Fat grafting is often performed alongside other procedures like facelifts or eyelid surgery. Not all transferred fat cells survive, so surgeons typically over-correct slightly, knowing some volume will be reabsorbed in the weeks following surgery.

Anesthesia and What You Feel

Most facial procedures use one of two anesthesia strategies. Office-based and less invasive procedures often rely on regional nerve blocks, where an anesthetic is injected near specific nerves to numb large sections of the face. The face has well-defined nerve pathways that supply sensation to predictable zones, so blocking a single nerve near the cheekbone, jaw, or forehead can eliminate feeling across a wide area. These blocks are sometimes combined with light sedation to keep you relaxed but not fully unconscious.
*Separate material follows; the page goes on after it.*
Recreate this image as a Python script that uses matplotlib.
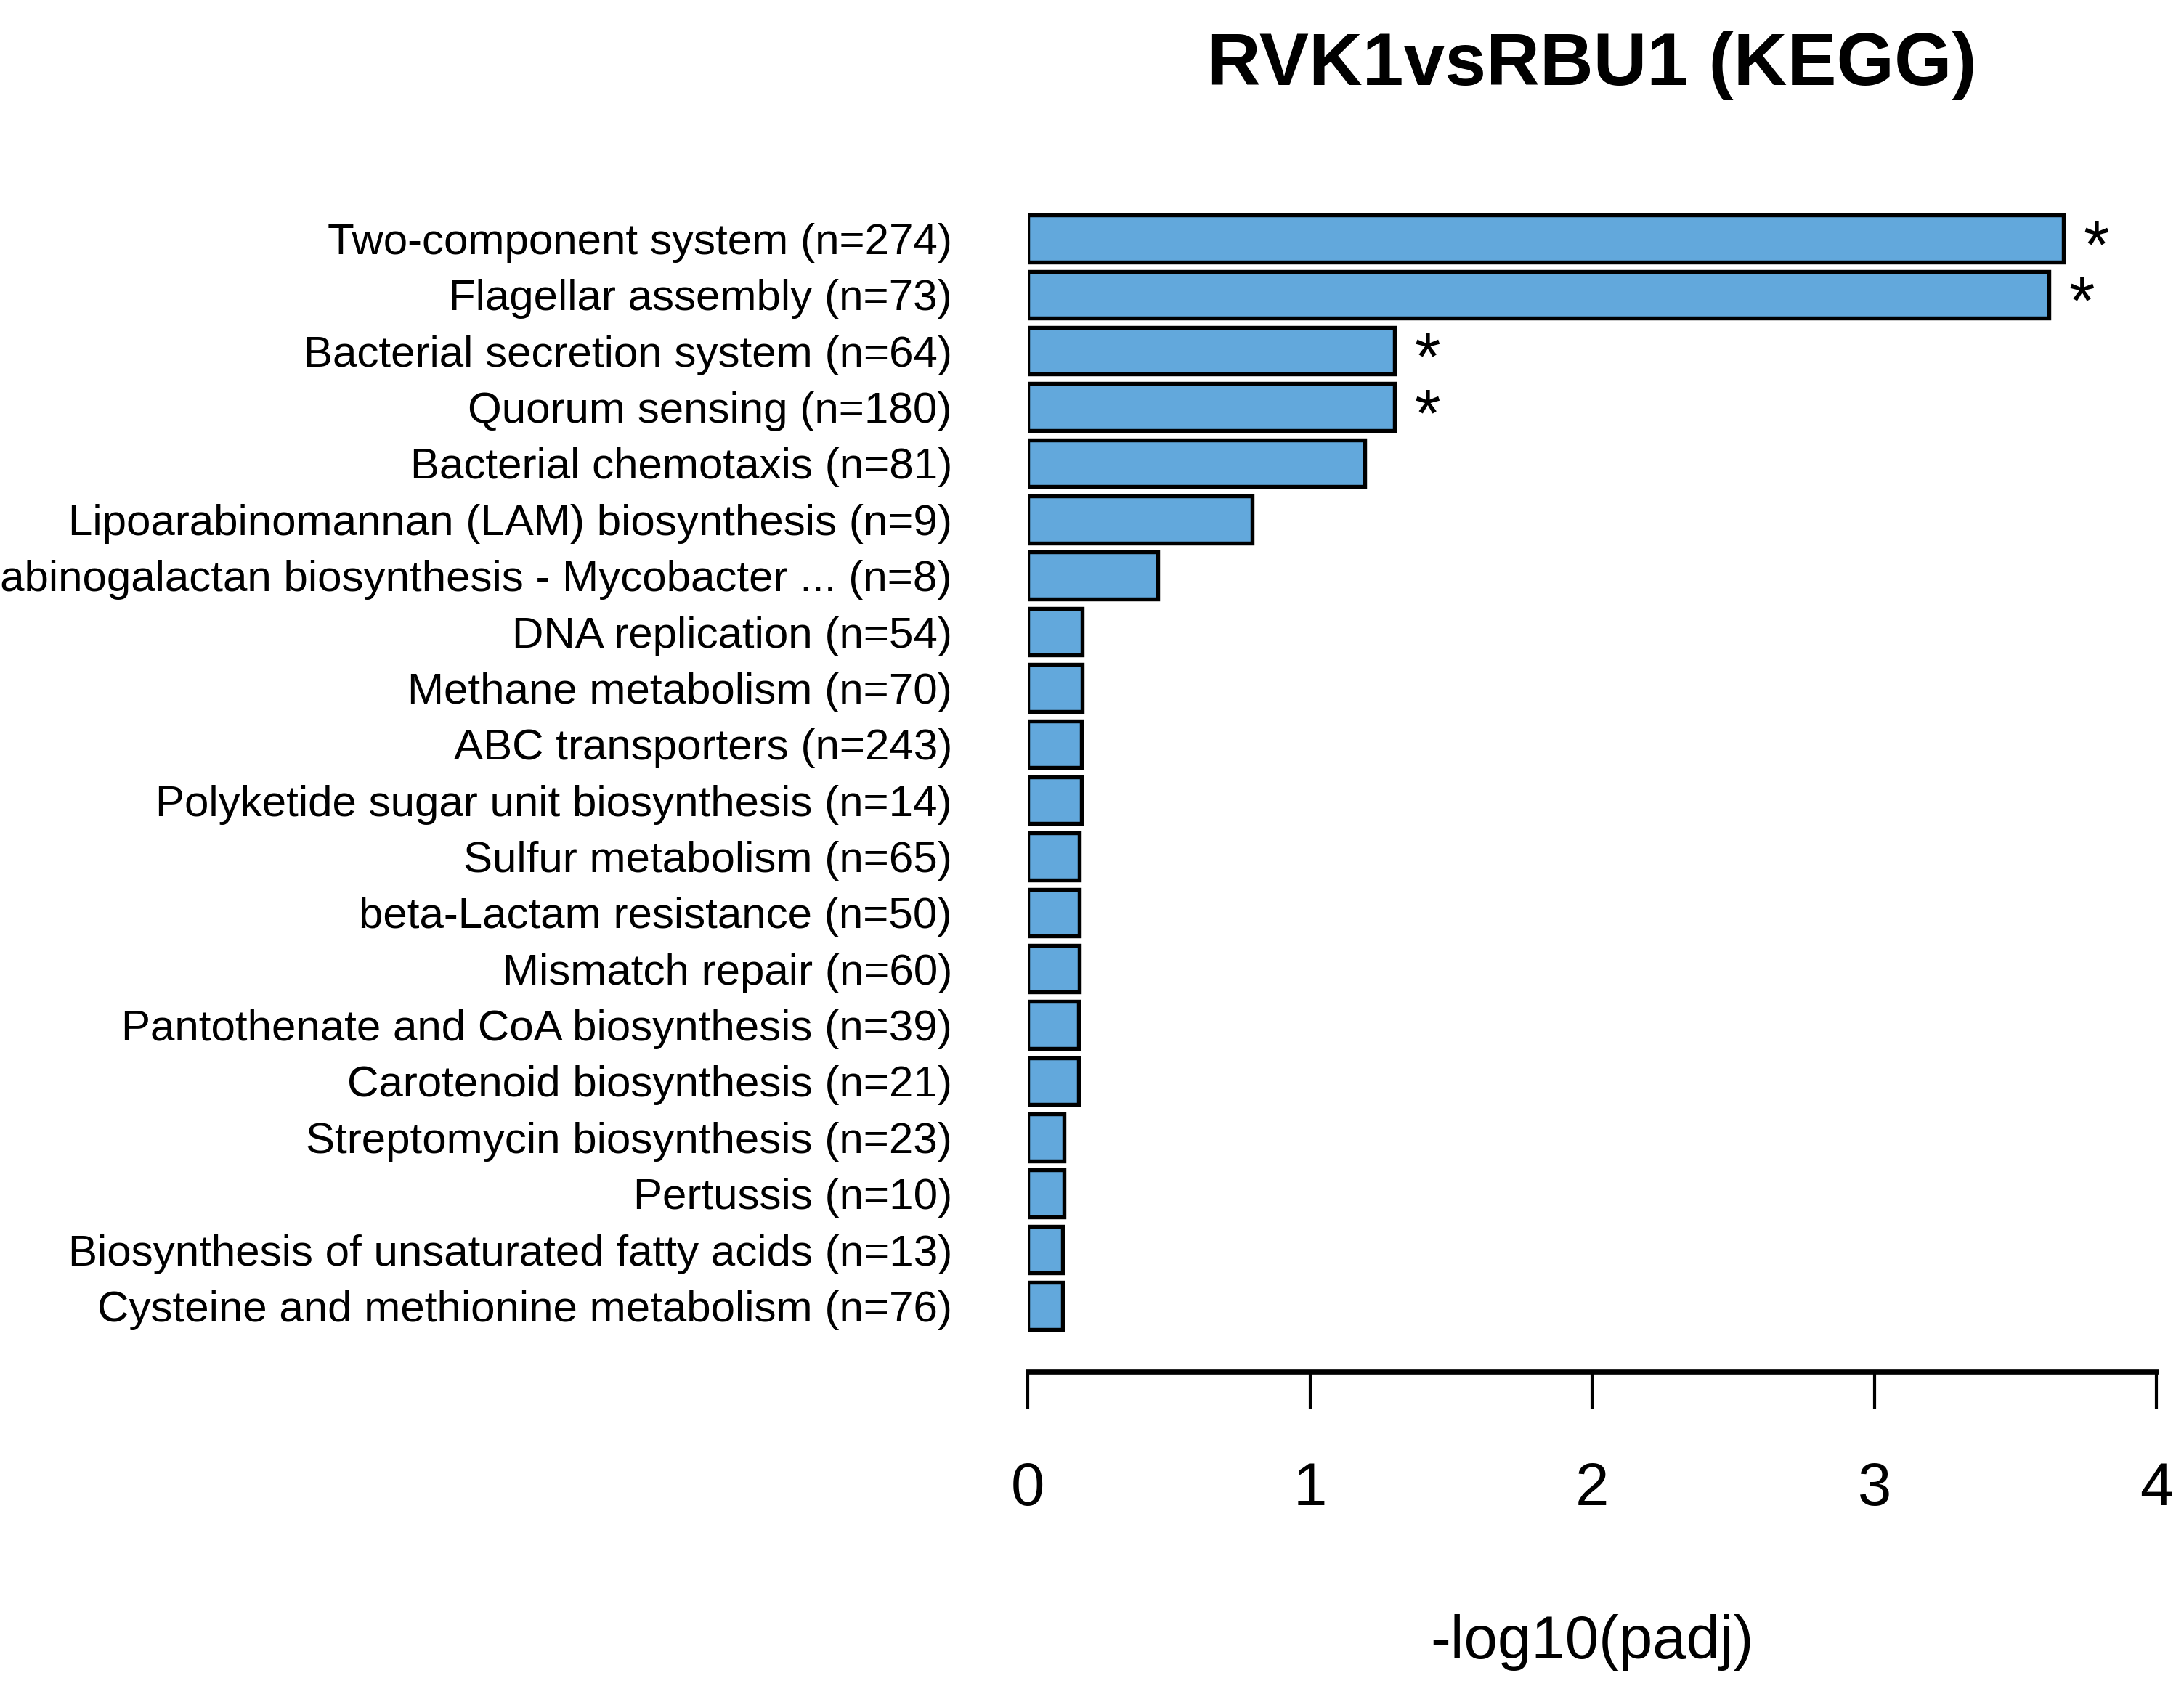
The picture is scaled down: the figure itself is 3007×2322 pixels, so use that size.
import numpy as np
from matplotlib import pyplot as plt

plt.rcParams['font.family'] = ['Liberation Sans', 'DejaVu Sans']

pathways = ["Two-component system (n=274)",
            "Flagellar assembly (n=73)",
            "Bacterial secretion system (n=64)",
            "Quorum sensing (n=180)",
            "Bacterial chemotaxis (n=81)",
            "Lipoarabinomannan (LAM) biosynthesis (n=9)",
            "Arabinogalactan biosynthesis - Mycobacter ... (n=8)",
            "DNA replication (n=54)",
            "Methane metabolism (n=70)",
            "ABC transporters (n=243)",
            "Polyketide sugar unit biosynthesis (n=14)",
            "Sulfur metabolism (n=65)",
            "beta-Lactam resistance (n=50)",
            "Mismatch repair (n=60)",
            "Pantothenate and CoA biosynthesis (n=39)",
            "Carotenoid biosynthesis (n=21)",
            "Streptomycin biosynthesis (n=23)",
            "Pertussis (n=10)",
            "Biosynthesis of unsaturated fatty acids (n=13)",
            "Cysteine and methionine metabolism (n=76)"]
neglog_padj = [3.67, 3.62, 1.30, 1.30, 1.195, 0.795, 0.46, 0.193, 0.193, 0.19,
               0.19, 0.183, 0.183, 0.183, 0.18, 0.18, 0.128, 0.128, 0.123, 0.123]
significant = [True, True, True, True] + [False] * 16

fig = plt.figure(figsize=(3007 / 300, 2322 / 300), dpi=300)
ax = fig.add_axes([0.4706, 0.1865, 0.5168, 0.692])

y = np.arange(len(pathways))
ax.barh(y, neglog_padj, height=0.833, color='#62A8DC', edgecolor='black', linewidth=1.3)

# stars for significant pathways
for i, v in enumerate(neglog_padj):
    if significant[i]:
        ax.text(v + 0.07, y[i] + 0.2, "*", fontsize=22, ha='left', va='center')

ax.set_ylim(20.17, -0.6)
ax.set_xlim(0, 4)
ax.set_yticks(y)
ax.set_yticklabels(pathways, fontsize=14.45)
ax.tick_params(axis='y', length=0, pad=25)

ax.set_xticks([0, 1, 2, 3, 4])
ax.set_xticklabels(["0", "1", "2", "3", "4"], fontsize=20)
ax.tick_params(axis='x', length=12.5, width=1.0, pad=17)
for s in ['top', 'right', 'left']:
    ax.spines[s].set_visible(False)
ax.spines['bottom'].set_linewidth(1.6)
ax.spines['bottom'].set_bounds(0, 4)
ax.set_xlabel("-log10(padj)", fontsize=20, labelpad=32)

fig.text(0.729, 0.961, "RVK1vsRBU1 (KEGG)", fontsize=24.5, fontweight='bold', ha='center', va='center')

fig.savefig("out.png", dpi=300)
More extensive surgeries like full facelifts or complex rhinoplasties are typically performed under general anesthesia, where you’re completely asleep. The choice depends on the length and scope of the procedure, as well as patient preference. A facelift lasting several hours is more comfortably done under general anesthesia, while a minor eyelid procedure might only require local numbing and sedation.
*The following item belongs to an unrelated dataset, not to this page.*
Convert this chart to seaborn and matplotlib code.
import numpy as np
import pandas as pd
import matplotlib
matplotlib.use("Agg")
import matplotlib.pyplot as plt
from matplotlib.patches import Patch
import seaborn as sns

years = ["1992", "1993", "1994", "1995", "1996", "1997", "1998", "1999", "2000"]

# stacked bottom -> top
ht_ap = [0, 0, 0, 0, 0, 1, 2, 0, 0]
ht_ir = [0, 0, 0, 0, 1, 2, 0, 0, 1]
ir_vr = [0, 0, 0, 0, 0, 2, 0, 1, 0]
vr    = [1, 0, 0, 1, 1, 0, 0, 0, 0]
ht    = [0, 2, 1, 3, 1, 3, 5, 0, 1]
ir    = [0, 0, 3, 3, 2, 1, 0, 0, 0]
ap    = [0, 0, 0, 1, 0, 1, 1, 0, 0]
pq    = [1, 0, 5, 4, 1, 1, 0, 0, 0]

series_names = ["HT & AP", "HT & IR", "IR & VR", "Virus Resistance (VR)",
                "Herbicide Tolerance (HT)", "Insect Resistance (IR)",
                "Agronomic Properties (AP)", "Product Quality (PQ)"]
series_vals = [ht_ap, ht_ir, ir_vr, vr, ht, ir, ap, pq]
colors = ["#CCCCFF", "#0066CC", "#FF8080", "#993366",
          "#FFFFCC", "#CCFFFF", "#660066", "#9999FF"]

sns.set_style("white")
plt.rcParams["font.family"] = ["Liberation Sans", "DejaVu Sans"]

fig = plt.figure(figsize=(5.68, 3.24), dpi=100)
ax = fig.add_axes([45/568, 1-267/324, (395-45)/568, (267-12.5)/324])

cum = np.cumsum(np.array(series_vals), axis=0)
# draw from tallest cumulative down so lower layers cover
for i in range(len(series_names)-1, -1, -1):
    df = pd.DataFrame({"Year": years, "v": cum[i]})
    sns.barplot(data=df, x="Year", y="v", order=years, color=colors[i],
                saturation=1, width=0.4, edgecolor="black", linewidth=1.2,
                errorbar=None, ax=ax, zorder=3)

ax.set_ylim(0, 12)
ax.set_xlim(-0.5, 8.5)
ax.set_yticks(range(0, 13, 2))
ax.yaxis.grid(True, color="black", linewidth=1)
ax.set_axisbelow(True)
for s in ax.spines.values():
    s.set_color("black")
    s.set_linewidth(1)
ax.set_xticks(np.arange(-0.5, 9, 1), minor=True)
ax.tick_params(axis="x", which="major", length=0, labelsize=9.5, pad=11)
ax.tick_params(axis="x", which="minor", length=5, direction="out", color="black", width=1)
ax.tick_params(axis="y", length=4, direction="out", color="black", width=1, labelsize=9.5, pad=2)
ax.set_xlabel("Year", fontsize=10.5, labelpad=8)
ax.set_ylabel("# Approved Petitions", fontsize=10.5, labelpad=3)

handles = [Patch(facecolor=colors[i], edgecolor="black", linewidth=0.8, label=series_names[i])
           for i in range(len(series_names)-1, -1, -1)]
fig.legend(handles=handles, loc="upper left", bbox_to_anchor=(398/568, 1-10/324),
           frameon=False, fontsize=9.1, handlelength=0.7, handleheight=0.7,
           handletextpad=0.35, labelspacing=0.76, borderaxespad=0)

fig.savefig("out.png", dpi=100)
How Sutures Hold Everything Together

Facial surgery uses two categories of sutures. Internal, absorbable sutures are placed in the deeper tissue layers to hold repositioned structures in place while they heal. These dissolve on their own over weeks to months and don’t need to be removed. They’re what anchors the SMAS layer after a facelift or secures a transposed fat pad after eyelid surgery.

External sutures close the skin. These are often non-absorbable materials like nylon or polypropylene, chosen for their strength and minimal tissue reaction. They’re removed within the first one to two weeks. Some surgeons use fast-absorbing external sutures instead, which dissolve on their own and spare you a removal visit. Both approaches produce comparable cosmetic results, though surgeon preference and incision location influence the choice.
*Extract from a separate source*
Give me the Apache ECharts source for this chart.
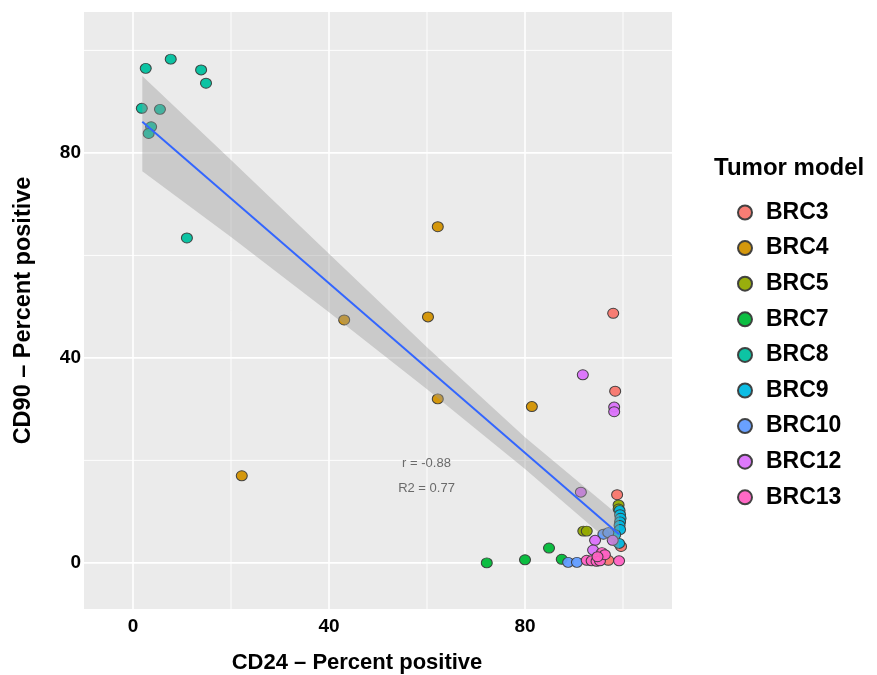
<!DOCTYPE html>
<html>
<head>
<meta charset="utf-8">
<script src="https://cdn.jsdelivr.net/npm/echarts@6/dist/echarts.min.js"></script>
<style>
  html, body { margin: 0; padding: 0; background: #fff; }
  #chart { width: 877px; height: 675px; }
</style>
</head>
<body>
<div id="chart"></div>
<script>
// tumor models and their colours (ggplot hue palette)
var models = ['BRC3', 'BRC4', 'BRC5', 'BRC7', 'BRC8', 'BRC9', 'BRC10', 'BRC12', 'BRC13'];
var colors = ['#F8766D', '#D39200', '#93AA00', '#00BA38', '#00C19F', '#00B9E3', '#619CFF', '#DB72FB', '#FF61C3'];

// [CD24 %, CD90 %] per sample
var brc3 = [[98.0, 48.7], [98.4, 33.5], [98.8, 13.3], [99.6, 3.2], [97.0, 0.5]];
var brc4 = [[62.2, 65.6], [43.1, 47.4], [60.2, 48.0], [62.2, 32.0], [81.4, 30.5], [22.2, 17.0]];
var brc5 = [[91.9, 6.2], [92.6, 6.2], [99.1, 11.3], [99.1, 10.5]];
var brc7 = [[72.2, 0.0], [80.0, 0.6], [84.9, 2.9], [87.5, 0.7]];
var brc8 = [[2.6, 96.5], [7.7, 98.3], [13.9, 96.2], [14.9, 93.6], [1.8, 88.7], [5.5, 88.5], [3.7, 85.1], [3.2, 83.8], [11.0, 63.4]];
var brc9 = [[99.3, 10.2], [99.4, 9.4], [99.5, 8.7], [99.4, 8.0], [99.3, 7.3], [99.4, 6.5], [99.2, 3.8], [98.4, 5.5]];
var brc10 = [[96.0, 5.6], [97.0, 5.9], [88.8, 0.1], [90.6, 0.1]];
var brc12 = [[91.8, 36.7], [98.2, 30.4], [98.2, 29.5], [91.4, 13.8], [94.3, 4.4], [97.9, 4.4], [93.9, 2.5]];
var brc13 = [[92.6, 0.5], [93.6, 0.4], [94.6, 0.3], [95.3, 0.4], [95.7, 2.0], [96.3, 1.6], [99.2, 0.4], [94.8, 1.2]];
var groups = [brc3, brc4, brc5, brc7, brc8, brc9, brc10, brc12, brc13];

// fitted line and its confidence band
var lineX = [1.9, 99.2];
var lineY = [86.1, 5.6];
var bandX = [1.9, 20, 40, 60, 80, 99.2];
var bandLow = [76.4, 63.6, 48.9, 33.9, 18.3, 2.5];
var bandHigh = [95.0, 78.6, 60.3, 42.1, 24.5, 9.2];

// grid lines and tick labels
var gridX = [0, 20, 40, 60, 80, 100];
var gridY = [0, 20, 40, 60, 80, 100];
var tickLabels = [0, 40, 80];

var stats = [[59.9, 19.5, 'r = -0.88'], [59.9, 14.6, 'R2 = 0.77']];

var font = 'Liberation Sans, Arial, Helvetica, sans-serif';

var chart = echarts.init(document.getElementById('chart'));

function isLabel(v) {
    for (var i = 0; i < tickLabels.length; i++) {
        if (Math.abs(v - tickLabels[i]) < 1e-6) return true;
    }
    return false;
}

var gridData = [];
gridX.forEach(function (v) { gridData.push([v, 0]); });
gridY.forEach(function (v) { gridData.push([v, 1]); });

var series = [];

// background grid lines
series.push({
    type: 'custom',
    silent: true,
    z: 1,
    data: gridData,
    renderItem: function (params, api) {
        var cs = params.coordSys;
        var v = api.value(0);
        var horiz = api.value(1) === 1;
        var w = isLabel(v) ? 1.6 : 0.9;
        var shape;
        if (horiz) {
            var py = api.coord([0, v])[1];
            shape = { x1: cs.x, y1: py, x2: cs.x + cs.width, y2: py };
        } else {
            var px = api.coord([v, 0])[0];
            shape = { x1: px, y1: cs.y, x2: px, y2: cs.y + cs.height };
        }
        return { type: 'line', shape: shape, style: { stroke: '#ffffff', lineWidth: w } };
    }
});

models.forEach(function (m, i) {
    series.push({
        name: m,
        type: 'scatter',
        z: 2,
        data: groups[i],
        symbol: 'circle',
        symbolSize: [11, 10],
        itemStyle: { color: colors[i], borderColor: '#3a3a3a', borderWidth: 1, opacity: 0.95 }
    });
});

// confidence band drawn over the points
series.push({
    type: 'custom',
    silent: true,
    z: 3,
    data: [0],
    renderItem: function (params, api) {
        var pts = [];
        for (var i = 0; i < bandX.length; i++) pts.push(api.coord([bandX[i], bandHigh[i]]));
        for (var j = bandX.length - 1; j >= 0; j--) pts.push(api.coord([bandX[j], bandLow[j]]));
        return { type: 'polygon', shape: { points: pts }, style: { fill: 'rgba(153,153,153,0.4)' } };
    }
});

series.push({
    type: 'line',
    z: 4,
    silent: true,
    data: lineX.map(function (x, i) { return [x, lineY[i]]; }),
    showSymbol: false,
    lineStyle: { color: '#3366FF', width: 2 }
});

series.push({
    type: 'scatter',
    z: 5,
    silent: true,
    symbolSize: 0,
    data: stats,
    label: {
        show: true,
        position: 'inside',
        formatter: function (p) { return p.value[2]; },
        fontFamily: font,
        fontSize: 13,
        color: '#4a4a4a'
    }
});

var option = {
    animation: false,
    backgroundColor: '#ffffff',
    title: {
        text: 'Tumor model',
        left: 714,
        top: 156,
        padding: 0,
        textStyle: { fontFamily: font, fontSize: 24, fontWeight: 'bold', color: '#000' }
    },
    legend: {
        data: models,
        orient: 'vertical',
        left: 732,
        top: 196,
        icon: 'circle',
        itemWidth: 26,
        itemHeight: 14,
        itemGap: 12.6,
        textStyle: { fontFamily: font, fontSize: 23, fontWeight: 'bold', color: '#000', lineHeight: 23, padding: [0, 0, 0, 3] }
    },
    grid: {
        left: 84,
        top: 12,
        width: 588,
        height: 597,
        show: true,
        backgroundColor: '#EBEBEB',
        borderWidth: 0,
        containLabel: false,
        outerBoundsMode: 'none'
    },
    xAxis: {
        type: 'value',
        min: -10,
        max: 110,
        interval: 10,
        name: 'CD24 – Percent positive',
        nameLocation: 'middle',
        nameGap: 43,
        nameTextStyle: { fontFamily: font, fontSize: 22, fontWeight: 'bold', color: '#000', padding: [0, 42, 0, 0] },
        axisLine: { show: false },
        axisTick: { show: false },
        splitLine: { show: false },
        axisLabel: {
            margin: 8,
            fontFamily: font,
            fontSize: 19,
            fontWeight: 'bold',
            color: '#000',
            formatter: function (v) { return isLabel(v) ? String(Math.round(v)) : ''; }
        }
    },
    yAxis: {
        type: 'value',
        min: -9,
        max: 107.5,
        interval: 1,
        name: 'CD90 – Percent positive',
        nameLocation: 'middle',
        nameGap: 48,
        nameTextStyle: { fontFamily: font, fontSize: 23.5, fontWeight: 'bold', color: '#000' },
        axisLine: { show: false },
        axisTick: { show: false },
        splitLine: { show: false },
        axisLabel: {
            margin: 3,
            fontFamily: font,
            fontSize: 19,
            fontWeight: 'bold',
            color: '#000',
            formatter: function (v) { return isLabel(v) ? String(Math.round(v)) : ''; }
        }
    },
    series: series
};

chart.setOption(option);
</script>
</body>
</html>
Recovery and Healing Timeline

The first three days after facial surgery are the most swollen and uncomfortable. By days four through seven, the worst begins to subside and some sutures may be removed. By the end of the second week, most remaining sutures come out and the bruising, initially deep purple, has typically shifted to yellow-green as it fades. Significant bruising resolves within 10 to 14 days for most people, though residual discoloration can linger for about three weeks before it’s easily hidden with makeup.

Initial results become visible around weeks three to four, once the major swelling has settled. But the face continues to change for months afterward. Tissues gradually settle into their final position, internal scar tissue softens, and residual swelling slowly resolves. Most facial plastic surgeons consider the one-year mark the point where final results are fully apparent. This doesn’t mean you’ll look swollen for a year. The changes after the first month are subtle, often only noticeable to you and your surgeon.

Complication Rates

The most common surgical complication in facial procedures is hematoma, a collection of blood beneath the skin that may require drainage. An analysis of over 129,000 cosmetic surgery patients found a major hematoma rate of 0.7% for facial procedures, lower than the rate for breast or body surgeries. The risk increases slightly when multiple procedures are combined in a single session. Temporary nerve weakness, causing difficulty moving part of the face, occurs in a small percentage of facelift patients and typically resolves within weeks to months as the nerve recovers. Permanent nerve injury is rare. Infection rates are low in facial surgery because the face has an exceptionally rich blood supply, which helps tissue resist bacteria and heal quickly.